Judge Joel Flaum was born in Hudson, N.Y., but he's made Chicago his home now for about 50 years. He is Circuit Court Judge for the U.S. Court of Appeals and is one of the longest tenured federal judges in the country.

In 1975, at the age of 37, Flaum was appointed by President Gerald Ford as a U.S. district judge, making him one of the youngest to ever hold that position.

In describing Flaum, his friend of more than 45 years, former Gov.
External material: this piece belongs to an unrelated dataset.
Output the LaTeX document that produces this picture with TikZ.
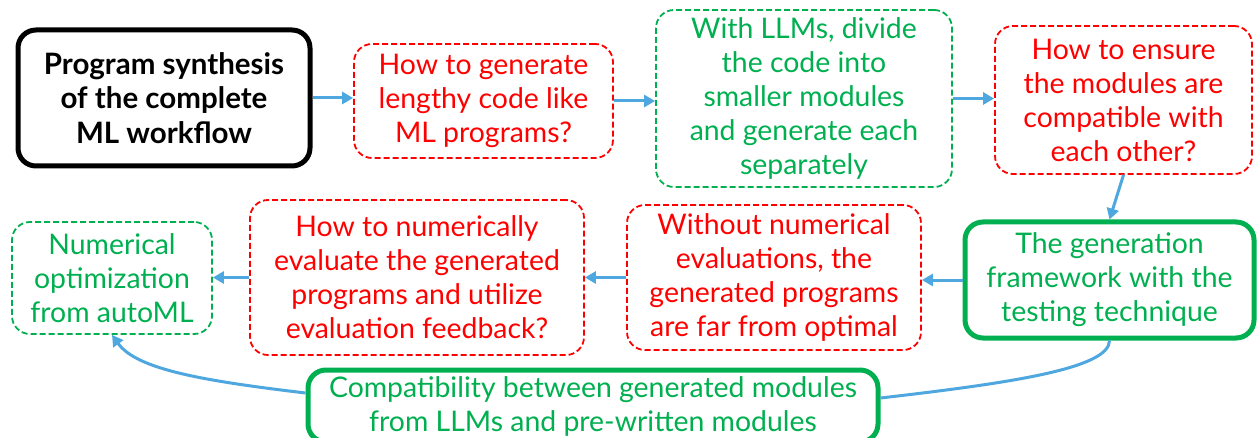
\documentclass[tikz,border=0pt]{standalone}
\usepackage{fontspec}
\setmainfont{Lato}
\usetikzlibrary{arrows.meta}
\definecolor{myred}{RGB}{255,0,0}
\definecolor{mygreen}{RGB}{0,176,80}
\definecolor{myblue}{RGB}{78,167,222}
\begin{document}
\begin{tikzpicture}[x=1pt,y=-1pt,
 box/.style={rectangle, rounded corners=18pt, align=center, inner sep=0pt, font=\fontsize{28.4}{34}\selectfont},
 redq/.style={box, draw=myred, text=myred, dash pattern=on 6pt off 3pt, line width=1.8pt},
 greend/.style={box, draw=mygreen, text=mygreen, dash pattern=on 6pt off 3pt, line width=1.8pt},
 greenth/.style={box, draw=mygreen, text=mygreen, line width=5pt, fill=white},
 blackb/.style={box, draw=black, line width=5pt, font=\fontsize{29.5}{34.5}\selectfont\bfseries},
 arr/.style={draw=myblue, line width=3pt, -{Triangle[length=11pt,width=12pt]}},
 conn/.style={draw=myblue, line width=3pt}]
\useasboundingbox (0,0) rectangle (1257,438);
\node[blackb, minimum width=292pt, minimum height=136pt] (n1) at (164,98) {Program synthesis\\of the complete\\ML workflow};
\node[redq, minimum width=259pt, minimum height=114pt] (n2) at (483.5,101) {How to generate\\lengthy code like\\ML programs?};
\node[greend, minimum width=296pt, minimum height=177pt] (n3) at (804,98.5) {With LLMs, divide\\the code into\\smaller modules\\and generate each\\separately};
\node[redq, minimum width=257pt, minimum height=148pt] (n4) at (1123.5,100) {How to ensure\\the modules are\\compatible with\\each other?};
\node[greenth, minimum width=289pt, minimum height=116pt] (n5) at (1109.5,280) {The generation\\framework with the\\testing technique};
\node[redq, minimum width=294pt, minimum height=145pt] (n6) at (774,277.5) {Without numerical\\evaluations, the\\generated programs\\are far from optimal};
\node[redq, minimum width=334pt, minimum height=155pt] (n7) at (417,277.5) {How to numerically\\evaluate the generated\\programs and utilize\\evaluation feedback?};
\node[greend, minimum width=200pt, minimum height=112pt] (n8) at (112,278) {Numerical\\optimization\\from autoML};
\node[greenth, minimum width=570pt, minimum height=72pt] (n9) at (593,406) {Compatibility between generated modules\\from LLMs and pre-written modules};
\draw[conn] (n5.south) .. controls +(0,28) and +(130,-15) .. ([yshift=8pt]n9.east);
\draw[arr] ([yshift=13pt]n9.west) .. controls +(-100,-12) and +(25,35) .. (n8.south);
\draw[arr] (n1.east) -- (n1.east -| n2.west);
\draw[arr] (n2.east) -- (n2.east -| n3.west);
\draw[arr] (n3.east) -- (n3.east -| n4.west);
\draw[arr] (n4.south) -- (n5.north);
\draw[arr] (n5.west) -- (n5.west -| n6.east);
\draw[arr] (n6.west) -- (n6.west -| n7.east);
\draw[arr] (n7.west) -- (n7.west -| n8.east);
\end{tikzpicture}
\end{document}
Jim Thompson said, "That his scholarship and love of the judicial profession is going to be recognized is way, way appropriate."

Thomas Siebel

Thomas Siebel was a man of few words in collecting his laureate award, but the Wilmette native could likely have spent a great deal of time reciting his accomplishments while guiding several companies to international success and acclaim.

Siebel began as a salesman for Oracle Corp., but later founded Siebel Systems.

Among the awards he has received over the years are Businessweek's Top 25 Business Manager in the World in 2000 and 2001, IndustryWeek's CEO of the year for 2002 and Ernst and Young's Master Entrepreneur award.

Siebel credited his education in Illinois public schools and at the University of Illinois Urbana-Champaign for giving him the foundation to succeed.

"I am very honored to be in the company of such a distinguished group. Thank you very much," Siebel said, in accepting his award.

David Donald

David Donald is considered one of the world's pre-eminent scholars of Abraham Lincoln. Donald's career as a university professor included teaching at Princeton, Harvard, Johns Hopkins and Oxford University in England.

"I couldn't keep a job," he said, joking about his various moves over the years.

Donald was born and raised in Mississippi and earned a graduate degree from the University of Illinois Urbana-Champaign. In his career as an author, he has won two Pulitzer Prizes: One for his book "Lincoln," which considered a seminal work on the abolitionist president, and the other on author Thomas Wolf.

He lives on Lincoln Avenue in Lincoln, Mass.